» Given request
Type out all the records word for word. Any pictures are to be left out.

» Information shown
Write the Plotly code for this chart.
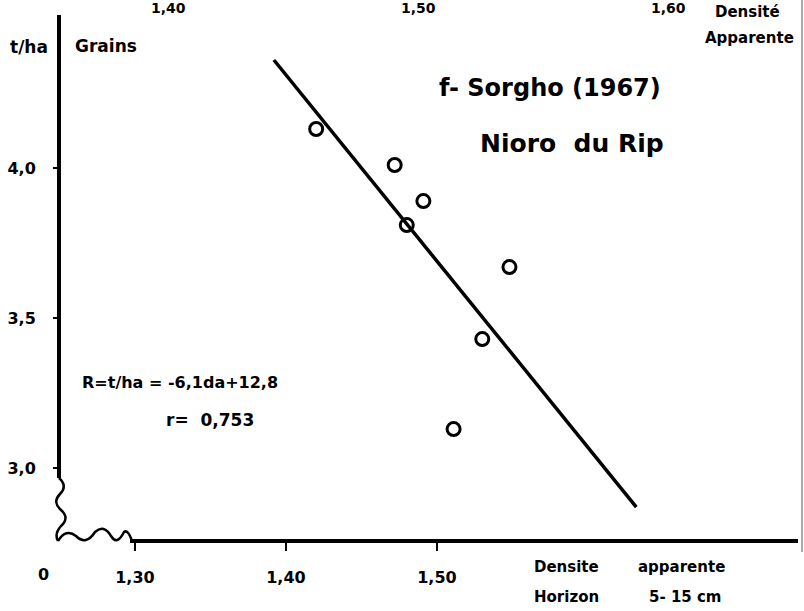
import plotly.graph_objects as go

# ---- data ----
density = [1.420, 1.472, 1.480, 1.491, 1.548, 1.530, 1.511]
yield_tha = [4.13, 4.01, 3.81, 3.89, 3.67, 3.43, 3.13]
reg_x = [1.392, 1.632]
reg_y = [4.36, 2.87]
x_ticks = [1.30, 1.40, 1.50]
x_ticktext = ["1,30", "1,40", "1,50"]
y_ticks = [3.0, 3.5, 4.0]
y_ticktext = ["3,0", "3,5", "4,0"]
top_ticks = [1.40, 1.50, 1.60]
top_ticktext = ["1,40", "1,50", "1,60"]

W, H = 804, 611
L, R, T, B = 59, 4, 15, 70
PW, PH = W - L - R, H - T - B
FONT = "DejaVu Sans, Liberation Sans, Arial"


def px(x):
    return (x - L) / PW


def py(y):
    return (H - B - y) / PH


fig = go.Figure()
fig.add_trace(go.Scatter(x=reg_x, y=reg_y, mode="lines",
                         line=dict(color="black", width=3.5), hoverinfo="skip"))
fig.add_trace(go.Scatter(x=density, y=yield_tha, mode="markers",
                         marker=dict(symbol="circle-open", size=13, color="black",
                                     line=dict(width=3, color="black"))))
fig.add_trace(go.Scatter(x=top_ticks, y=[None] * len(top_ticks), xaxis="x2",
                         mode="markers", hoverinfo="skip"))

fig.update_layout(
    width=W, height=H, showlegend=False,
    paper_bgcolor="white", plot_bgcolor="white",
    margin=dict(l=L, r=R, t=T, b=B),
    font=dict(family=FONT, color="black"),
    xaxis=dict(range=[1.2497, 1.7404], showgrid=False, zeroline=False, showline=False,
               tickvals=x_ticks, ticktext=x_ticktext, ticks="outside", ticklen=9,
               tickwidth=2, tickcolor="black", ticklabelstandoff=13,
               tickfont=dict(size=16, family=FONT, weight="bold")),
    xaxis2=dict(overlaying="x", side="top", range=[1.3564, 1.6528], showgrid=False,
                zeroline=False, showline=False, showticklabels=False, ticks=""),
    yaxis=dict(range=[2.757, 4.51], showgrid=False, zeroline=False, showline=False,
               tickvals=y_ticks, ticktext=y_ticktext, ticks="outside", ticklen=5,
               tickwidth=2, tickcolor="black", ticklabelstandoff=14,
               tickfont=dict(size=16, family=FONT, weight="bold")),
)

# axis lines with breaks
shapes = [
    dict(type="line", xref="paper", yref="paper", x0=0, x1=0, y0=py(478), y1=1,
         line=dict(color="black", width=4)),
    dict(type="line", xref="paper", yref="paper", x0=px(130), x1=px(798), y0=0, y1=0,
         line=dict(color="black", width=4)),
    dict(type="line", xref="paper", yref="paper", x0=px(802), x1=px(802), y0=py(552),
         y1=py(0), line=dict(color="#555555", width=1)),
]


def path(pts):
    s = "M %f,%f" % (px(pts[0][0]), py(pts[0][1]))
    for i in range(1, len(pts) - 1, 2):
        s += " Q %f,%f %f,%f" % (px(pts[i][0]), py(pts[i][1]), px(pts[i + 1][0]), py(pts[i + 1][1]))
    return s


wave_y = [(59, 478), (68, 486), (60, 494), (52, 502), (61, 510), (70, 518), (61, 526),
          (54, 534), (58, 541)]
wave_x = [(58, 541), (66, 528), (76, 536), (86, 546), (95, 532), (104, 524), (111, 536),
          (117, 546), (124, 532), (128, 529), (132, 541)]
for wv in (wave_y, wave_x):
    shapes.append(dict(type="path", xref="paper", yref="paper", path=path(wv),
                       line=dict(color="black", width=2.5)))
fig.update_layout(shapes=shapes)


def ann(text, x, y, size, xanchor="center"):
    fig.add_annotation(text=text, xref="paper", yref="paper", x=px(x), y=py(y),
                       xanchor=xanchor, yanchor="middle", showarrow=False,
                       font=dict(size=size, family=FONT, color="black", weight="bold"))


# top axis tick labels, placed through the secondary axis
for v, t in zip(top_ticks, top_ticktext):
    fig.add_annotation(text=t, xref="x2", yref="paper", x=v, y=py(8), xanchor="center",
                       yanchor="middle", showarrow=False,
                       font=dict(size=14, family=FONT, color="black", weight="bold"))

ann("t/ha", 8, 47, 17, "left")
ann("Grains", 73, 46, 17, "left")
ann("f- Sorgho (1967)", 550, 88, 24)
ann("Nioro  du Rip", 572, 143, 25)
ann("Densité", 747, 12, 15)
ann("Apparente", 749, 38, 15)
ann("R=t/ha = -6,1da+12,8", 80, 382, 16, "left")
ann("r=  0,753", 210, 420, 17)
ann("0", 43, 574, 16)
ann("Densite", 566, 567, 15)
ann("apparente", 681, 567, 15)
ann("Horizon", 566, 597, 15)
ann("5- 15 cm", 685, 597, 15)

fig.write_html("out.html", config={"displayModeBar": False},
               post_script="document.body.style.margin='0';")
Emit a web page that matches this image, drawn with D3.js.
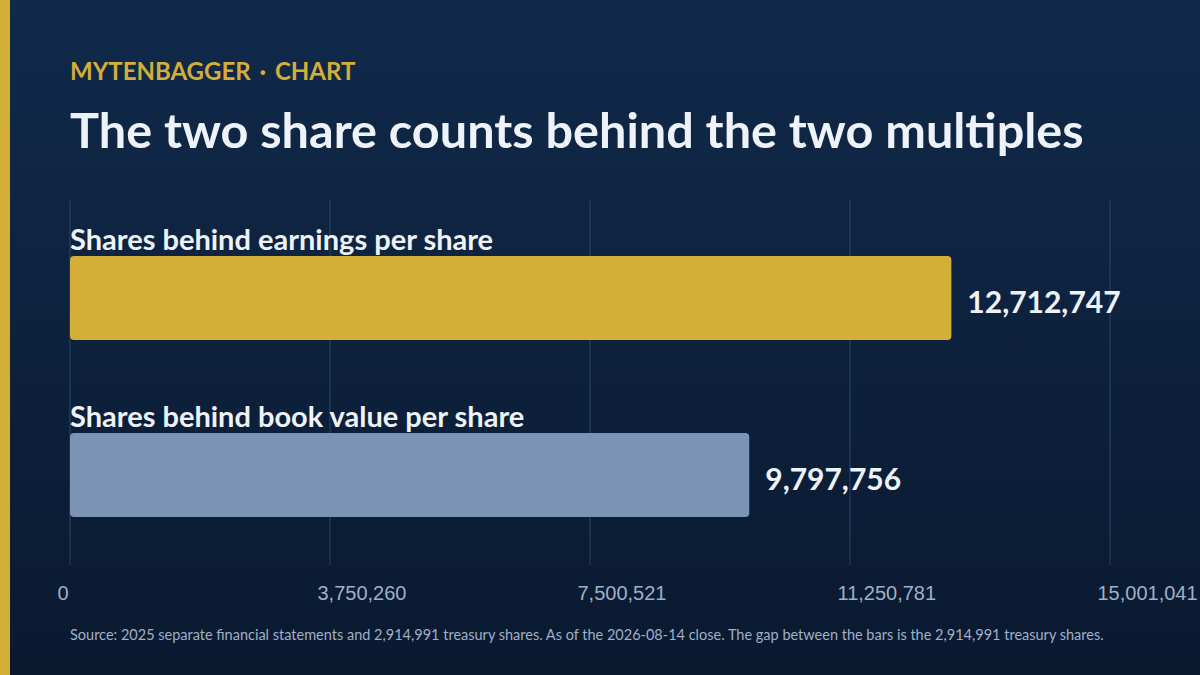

» Complete output
Write the Plotly code for this chart.
import plotly.graph_objects as go

# ---- data ----
density = [1.420, 1.472, 1.480, 1.491, 1.548, 1.530, 1.511]
yield_tha = [4.13, 4.01, 3.81, 3.89, 3.67, 3.43, 3.13]
reg_x = [1.392, 1.632]
reg_y = [4.36, 2.87]
x_ticks = [1.30, 1.40, 1.50]
x_ticktext = ["1,30", "1,40", "1,50"]
y_ticks = [3.0, 3.5, 4.0]
y_ticktext = ["3,0", "3,5", "4,0"]
top_ticks = [1.40, 1.50, 1.60]
top_ticktext = ["1,40", "1,50", "1,60"]

W, H = 804, 611
L, R, T, B = 59, 4, 15, 70
PW, PH = W - L - R, H - T - B
FONT = "DejaVu Sans, Liberation Sans, Arial"


def px(x):
    return (x - L) / PW


def py(y):
    return (H - B - y) / PH


fig = go.Figure()
fig.add_trace(go.Scatter(x=reg_x, y=reg_y, mode="lines",
                         line=dict(color="black", width=3.5), hoverinfo="skip"))
fig.add_trace(go.Scatter(x=density, y=yield_tha, mode="markers",
                         marker=dict(symbol="circle-open", size=13, color="black",
                                     line=dict(width=3, color="black"))))
fig.add_trace(go.Scatter(x=top_ticks, y=[None] * len(top_ticks), xaxis="x2",
                         mode="markers", hoverinfo="skip"))

fig.update_layout(
    width=W, height=H, showlegend=False,
    paper_bgcolor="white", plot_bgcolor="white",
    margin=dict(l=L, r=R, t=T, b=B),
    font=dict(family=FONT, color="black"),
    xaxis=dict(range=[1.2497, 1.7404], showgrid=False, zeroline=False, showline=False,
               tickvals=x_ticks, ticktext=x_ticktext, ticks="outside", ticklen=9,
               tickwidth=2, tickcolor="black", ticklabelstandoff=13,
               tickfont=dict(size=16, family=FONT, weight="bold")),
    xaxis2=dict(overlaying="x", side="top", range=[1.3564, 1.6528], showgrid=False,
                zeroline=False, showline=False, showticklabels=False, ticks=""),
    yaxis=dict(range=[2.757, 4.51], showgrid=False, zeroline=False, showline=False,
               tickvals=y_ticks, ticktext=y_ticktext, ticks="outside", ticklen=5,
               tickwidth=2, tickcolor="black", ticklabelstandoff=14,
               tickfont=dict(size=16, family=FONT, weight="bold")),
)

# axis lines with breaks
shapes = [
    dict(type="line", xref="paper", yref="paper", x0=0, x1=0, y0=py(478), y1=1,
         line=dict(color="black", width=4)),
    dict(type="line", xref="paper", yref="paper", x0=px(130), x1=px(798), y0=0, y1=0,
         line=dict(color="black", width=4)),
    dict(type="line", xref="paper", yref="paper", x0=px(802), x1=px(802), y0=py(552),
         y1=py(0), line=dict(color="#555555", width=1)),
]


def path(pts):
    s = "M %f,%f" % (px(pts[0][0]), py(pts[0][1]))
    for i in range(1, len(pts) - 1, 2):
        s += " Q %f,%f %f,%f" % (px(pts[i][0]), py(pts[i][1]), px(pts[i + 1][0]), py(pts[i + 1][1]))
    return s


wave_y = [(59, 478), (68, 486), (60, 494), (52, 502), (61, 510), (70, 518), (61, 526),
          (54, 534), (58, 541)]
wave_x = [(58, 541), (66, 528), (76, 536), (86, 546), (95, 532), (104, 524), (111, 536),
          (117, 546), (124, 532), (128, 529), (132, 541)]
for wv in (wave_y, wave_x):
    shapes.append(dict(type="path", xref="paper", yref="paper", path=path(wv),
                       line=dict(color="black", width=2.5)))
fig.update_layout(shapes=shapes)


def ann(text, x, y, size, xanchor="center"):
    fig.add_annotation(text=text, xref="paper", yref="paper", x=px(x), y=py(y),
                       xanchor=xanchor, yanchor="middle", showarrow=False,
                       font=dict(size=size, family=FONT, color="black", weight="bold"))


# top axis tick labels, placed through the secondary axis
for v, t in zip(top_ticks, top_ticktext):
    fig.add_annotation(text=t, xref="x2", yref="paper", x=v, y=py(8), xanchor="center",
                       yanchor="middle", showarrow=False,
                       font=dict(size=14, family=FONT, color="black", weight="bold"))

ann("t/ha", 8, 47, 17, "left")
ann("Grains", 73, 46, 17, "left")
ann("f- Sorgho (1967)", 550, 88, 24)
ann("Nioro  du Rip", 572, 143, 25)
ann("Densité", 747, 12, 15)
ann("Apparente", 749, 38, 15)
ann("R=t/ha = -6,1da+12,8", 80, 382, 16, "left")
ann("r=  0,753", 210, 420, 17)
ann("0", 43, 574, 16)
ann("Densite", 566, 567, 15)
ann("apparente", 681, 567, 15)
ann("Horizon", 566, 597, 15)
ann("5- 15 cm", 685, 597, 15)

fig.write_html("out.html", config={"displayModeBar": False},
               post_script="document.body.style.margin='0';")
Emit a web page that matches this image, drawn with D3.js.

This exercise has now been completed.